======== Listed entries ========

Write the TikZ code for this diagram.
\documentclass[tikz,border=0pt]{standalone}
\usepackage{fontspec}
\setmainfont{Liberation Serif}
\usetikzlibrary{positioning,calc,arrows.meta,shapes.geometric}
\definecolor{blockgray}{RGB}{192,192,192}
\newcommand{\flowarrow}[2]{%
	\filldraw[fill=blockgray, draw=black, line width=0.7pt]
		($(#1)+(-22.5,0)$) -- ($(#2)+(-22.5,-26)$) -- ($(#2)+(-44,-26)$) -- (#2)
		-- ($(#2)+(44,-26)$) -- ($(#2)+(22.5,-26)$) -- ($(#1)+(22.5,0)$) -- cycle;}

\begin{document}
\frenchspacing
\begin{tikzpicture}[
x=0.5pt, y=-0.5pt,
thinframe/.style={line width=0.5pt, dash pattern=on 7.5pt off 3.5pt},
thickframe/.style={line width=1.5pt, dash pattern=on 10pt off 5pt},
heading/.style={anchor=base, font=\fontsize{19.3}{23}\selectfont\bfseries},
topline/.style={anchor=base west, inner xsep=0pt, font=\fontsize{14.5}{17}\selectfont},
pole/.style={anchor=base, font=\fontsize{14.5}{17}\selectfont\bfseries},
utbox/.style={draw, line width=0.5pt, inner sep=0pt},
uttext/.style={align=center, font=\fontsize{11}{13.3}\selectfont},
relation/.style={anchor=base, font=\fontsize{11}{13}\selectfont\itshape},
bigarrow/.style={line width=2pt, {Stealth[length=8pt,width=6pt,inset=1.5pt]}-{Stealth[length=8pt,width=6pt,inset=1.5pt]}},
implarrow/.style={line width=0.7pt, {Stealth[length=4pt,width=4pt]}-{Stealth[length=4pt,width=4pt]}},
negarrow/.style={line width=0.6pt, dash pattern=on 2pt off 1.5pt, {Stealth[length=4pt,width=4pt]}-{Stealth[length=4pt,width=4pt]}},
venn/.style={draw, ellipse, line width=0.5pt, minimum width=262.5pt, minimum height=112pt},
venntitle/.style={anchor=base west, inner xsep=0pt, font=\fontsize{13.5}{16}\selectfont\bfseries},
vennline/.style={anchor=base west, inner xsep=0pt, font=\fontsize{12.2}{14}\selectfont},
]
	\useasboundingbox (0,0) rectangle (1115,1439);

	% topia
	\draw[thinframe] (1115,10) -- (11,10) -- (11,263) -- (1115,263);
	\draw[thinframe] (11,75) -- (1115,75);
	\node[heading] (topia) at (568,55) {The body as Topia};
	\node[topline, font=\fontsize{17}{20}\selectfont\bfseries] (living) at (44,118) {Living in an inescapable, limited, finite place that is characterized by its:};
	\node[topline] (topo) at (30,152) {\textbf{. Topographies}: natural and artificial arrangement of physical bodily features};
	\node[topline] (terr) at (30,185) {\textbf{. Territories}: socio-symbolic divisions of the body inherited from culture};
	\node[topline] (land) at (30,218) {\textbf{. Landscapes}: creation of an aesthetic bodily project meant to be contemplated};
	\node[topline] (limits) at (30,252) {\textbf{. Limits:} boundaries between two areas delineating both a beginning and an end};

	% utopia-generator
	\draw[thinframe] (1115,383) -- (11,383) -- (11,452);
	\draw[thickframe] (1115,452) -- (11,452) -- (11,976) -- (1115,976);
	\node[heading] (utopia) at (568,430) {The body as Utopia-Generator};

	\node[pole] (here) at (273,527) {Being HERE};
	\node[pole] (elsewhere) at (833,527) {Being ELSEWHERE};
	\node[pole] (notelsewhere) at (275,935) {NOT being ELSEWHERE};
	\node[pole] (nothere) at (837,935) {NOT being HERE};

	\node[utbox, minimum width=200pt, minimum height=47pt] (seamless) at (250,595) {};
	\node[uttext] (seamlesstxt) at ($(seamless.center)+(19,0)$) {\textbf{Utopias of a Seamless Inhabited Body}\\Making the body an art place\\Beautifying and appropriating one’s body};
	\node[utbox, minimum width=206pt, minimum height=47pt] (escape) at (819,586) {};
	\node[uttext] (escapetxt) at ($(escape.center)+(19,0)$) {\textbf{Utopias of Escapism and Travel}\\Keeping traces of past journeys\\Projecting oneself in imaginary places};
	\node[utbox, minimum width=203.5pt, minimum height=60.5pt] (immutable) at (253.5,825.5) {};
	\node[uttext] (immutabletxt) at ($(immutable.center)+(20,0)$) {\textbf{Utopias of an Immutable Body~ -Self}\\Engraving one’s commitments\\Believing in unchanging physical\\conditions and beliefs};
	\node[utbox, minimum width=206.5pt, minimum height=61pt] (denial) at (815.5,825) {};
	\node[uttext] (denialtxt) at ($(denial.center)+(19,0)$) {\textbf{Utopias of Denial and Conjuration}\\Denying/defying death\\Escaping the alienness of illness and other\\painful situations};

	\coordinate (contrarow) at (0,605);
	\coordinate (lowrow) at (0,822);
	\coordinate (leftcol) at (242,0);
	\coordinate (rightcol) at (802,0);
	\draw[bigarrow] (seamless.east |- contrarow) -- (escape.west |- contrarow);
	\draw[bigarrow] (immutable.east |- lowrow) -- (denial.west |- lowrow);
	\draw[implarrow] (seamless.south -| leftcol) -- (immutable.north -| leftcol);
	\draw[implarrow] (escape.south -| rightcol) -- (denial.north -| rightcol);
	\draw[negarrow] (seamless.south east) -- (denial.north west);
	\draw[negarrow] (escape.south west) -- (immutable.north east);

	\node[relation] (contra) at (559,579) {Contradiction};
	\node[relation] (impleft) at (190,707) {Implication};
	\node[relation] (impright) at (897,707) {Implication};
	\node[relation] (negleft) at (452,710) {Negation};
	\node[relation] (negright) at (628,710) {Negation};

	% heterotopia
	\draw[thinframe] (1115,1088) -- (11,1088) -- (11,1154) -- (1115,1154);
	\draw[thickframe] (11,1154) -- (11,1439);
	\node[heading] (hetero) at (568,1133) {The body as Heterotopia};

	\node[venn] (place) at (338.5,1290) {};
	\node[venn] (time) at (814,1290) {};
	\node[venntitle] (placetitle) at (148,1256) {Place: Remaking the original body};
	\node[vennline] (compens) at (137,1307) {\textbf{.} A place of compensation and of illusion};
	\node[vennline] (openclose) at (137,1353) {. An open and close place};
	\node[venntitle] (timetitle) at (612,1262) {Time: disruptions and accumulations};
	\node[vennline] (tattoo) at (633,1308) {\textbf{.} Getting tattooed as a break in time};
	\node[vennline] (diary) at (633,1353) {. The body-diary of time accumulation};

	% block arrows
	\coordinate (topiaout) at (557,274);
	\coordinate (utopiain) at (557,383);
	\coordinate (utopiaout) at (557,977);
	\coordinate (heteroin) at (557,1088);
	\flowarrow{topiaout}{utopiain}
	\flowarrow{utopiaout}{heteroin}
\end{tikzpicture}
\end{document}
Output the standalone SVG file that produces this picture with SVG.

========

## Exercise requirements
Retype every entry above, word for word.

## Task solution
Write the TikZ code for this diagram.
\documentclass[tikz,border=0pt]{standalone}
\usepackage{fontspec}
\setmainfont{Liberation Serif}
\usetikzlibrary{positioning,calc,arrows.meta,shapes.geometric}
\definecolor{blockgray}{RGB}{192,192,192}
\newcommand{\flowarrow}[2]{%
	\filldraw[fill=blockgray, draw=black, line width=0.7pt]
		($(#1)+(-22.5,0)$) -- ($(#2)+(-22.5,-26)$) -- ($(#2)+(-44,-26)$) -- (#2)
		-- ($(#2)+(44,-26)$) -- ($(#2)+(22.5,-26)$) -- ($(#1)+(22.5,0)$) -- cycle;}

\begin{document}
\frenchspacing
\begin{tikzpicture}[
x=0.5pt, y=-0.5pt,
thinframe/.style={line width=0.5pt, dash pattern=on 7.5pt off 3.5pt},
thickframe/.style={line width=1.5pt, dash pattern=on 10pt off 5pt},
heading/.style={anchor=base, font=\fontsize{19.3}{23}\selectfont\bfseries},
topline/.style={anchor=base west, inner xsep=0pt, font=\fontsize{14.5}{17}\selectfont},
pole/.style={anchor=base, font=\fontsize{14.5}{17}\selectfont\bfseries},
utbox/.style={draw, line width=0.5pt, inner sep=0pt},
uttext/.style={align=center, font=\fontsize{11}{13.3}\selectfont},
relation/.style={anchor=base, font=\fontsize{11}{13}\selectfont\itshape},
bigarrow/.style={line width=2pt, {Stealth[length=8pt,width=6pt,inset=1.5pt]}-{Stealth[length=8pt,width=6pt,inset=1.5pt]}},
implarrow/.style={line width=0.7pt, {Stealth[length=4pt,width=4pt]}-{Stealth[length=4pt,width=4pt]}},
negarrow/.style={line width=0.6pt, dash pattern=on 2pt off 1.5pt, {Stealth[length=4pt,width=4pt]}-{Stealth[length=4pt,width=4pt]}},
venn/.style={draw, ellipse, line width=0.5pt, minimum width=262.5pt, minimum height=112pt},
venntitle/.style={anchor=base west, inner xsep=0pt, font=\fontsize{13.5}{16}\selectfont\bfseries},
vennline/.style={anchor=base west, inner xsep=0pt, font=\fontsize{12.2}{14}\selectfont},
]
	\useasboundingbox (0,0) rectangle (1115,1439);

	% topia
	\draw[thinframe] (1115,10) -- (11,10) -- (11,263) -- (1115,263);
	\draw[thinframe] (11,75) -- (1115,75);
	\node[heading] (topia) at (568,55) {The body as Topia};
	\node[topline, font=\fontsize{17}{20}\selectfont\bfseries] (living) at (44,118) {Living in an inescapable, limited, finite place that is characterized by its:};
	\node[topline] (topo) at (30,152) {\textbf{. Topographies}: natural and artificial arrangement of physical bodily features};
	\node[topline] (terr) at (30,185) {\textbf{. Territories}: socio-symbolic divisions of the body inherited from culture};
	\node[topline] (land) at (30,218) {\textbf{. Landscapes}: creation of an aesthetic bodily project meant to be contemplated};
	\node[topline] (limits) at (30,252) {\textbf{. Limits:} boundaries between two areas delineating both a beginning and an end};

	% utopia-generator
	\draw[thinframe] (1115,383) -- (11,383) -- (11,452);
	\draw[thickframe] (1115,452) -- (11,452) -- (11,976) -- (1115,976);
	\node[heading] (utopia) at (568,430) {The body as Utopia-Generator};

	\node[pole] (here) at (273,527) {Being HERE};
	\node[pole] (elsewhere) at (833,527) {Being ELSEWHERE};
	\node[pole] (notelsewhere) at (275,935) {NOT being ELSEWHERE};
	\node[pole] (nothere) at (837,935) {NOT being HERE};

	\node[utbox, minimum width=200pt, minimum height=47pt] (seamless) at (250,595) {};
	\node[uttext] (seamlesstxt) at ($(seamless.center)+(19,0)$) {\textbf{Utopias of a Seamless Inhabited Body}\\Making the body an art place\\Beautifying and appropriating one’s body};
	\node[utbox, minimum width=206pt, minimum height=47pt] (escape) at (819,586) {};
	\node[uttext] (escapetxt) at ($(escape.center)+(19,0)$) {\textbf{Utopias of Escapism and Travel}\\Keeping traces of past journeys\\Projecting oneself in imaginary places};
	\node[utbox, minimum width=203.5pt, minimum height=60.5pt] (immutable) at (253.5,825.5) {};
	\node[uttext] (immutabletxt) at ($(immutable.center)+(20,0)$) {\textbf{Utopias of an Immutable Body~ -Self}\\Engraving one’s commitments\\Believing in unchanging physical\\conditions and beliefs};
	\node[utbox, minimum width=206.5pt, minimum height=61pt] (denial) at (815.5,825) {};
	\node[uttext] (denialtxt) at ($(denial.center)+(19,0)$) {\textbf{Utopias of Denial and Conjuration}\\Denying/defying death\\Escaping the alienness of illness and other\\painful situations};

	\coordinate (contrarow) at (0,605);
	\coordinate (lowrow) at (0,822);
	\coordinate (leftcol) at (242,0);
	\coordinate (rightcol) at (802,0);
	\draw[bigarrow] (seamless.east |- contrarow) -- (escape.west |- contrarow);
	\draw[bigarrow] (immutable.east |- lowrow) -- (denial.west |- lowrow);
	\draw[implarrow] (seamless.south -| leftcol) -- (immutable.north -| leftcol);
	\draw[implarrow] (escape.south -| rightcol) -- (denial.north -| rightcol);
	\draw[negarrow] (seamless.south east) -- (denial.north west);
	\draw[negarrow] (escape.south west) -- (immutable.north east);

	\node[relation] (contra) at (559,579) {Contradiction};
	\node[relation] (impleft) at (190,707) {Implication};
	\node[relation] (impright) at (897,707) {Implication};
	\node[relation] (negleft) at (452,710) {Negation};
	\node[relation] (negright) at (628,710) {Negation};

	% heterotopia
	\draw[thinframe] (1115,1088) -- (11,1088) -- (11,1154) -- (1115,1154);
	\draw[thickframe] (11,1154) -- (11,1439);
	\node[heading] (hetero) at (568,1133) {The body as Heterotopia};

	\node[venn] (place) at (338.5,1290) {};
	\node[venn] (time) at (814,1290) {};
	\node[venntitle] (placetitle) at (148,1256) {Place: Remaking the original body};
	\node[vennline] (compens) at (137,1307) {\textbf{.} A place of compensation and of illusion};
	\node[vennline] (openclose) at (137,1353) {. An open and close place};
	\node[venntitle] (timetitle) at (612,1262) {Time: disruptions and accumulations};
	\node[vennline] (tattoo) at (633,1308) {\textbf{.} Getting tattooed as a break in time};
	\node[vennline] (diary) at (633,1353) {. The body-diary of time accumulation};

	% block arrows
	\coordinate (topiaout) at (557,274);
	\coordinate (utopiain) at (557,383);
	\coordinate (utopiaout) at (557,977);
	\coordinate (heteroin) at (557,1088);
	\flowarrow{topiaout}{utopiain}
	\flowarrow{utopiaout}{heteroin}
\end{tikzpicture}
\end{document}
Output the standalone SVG file that produces this picture with SVG.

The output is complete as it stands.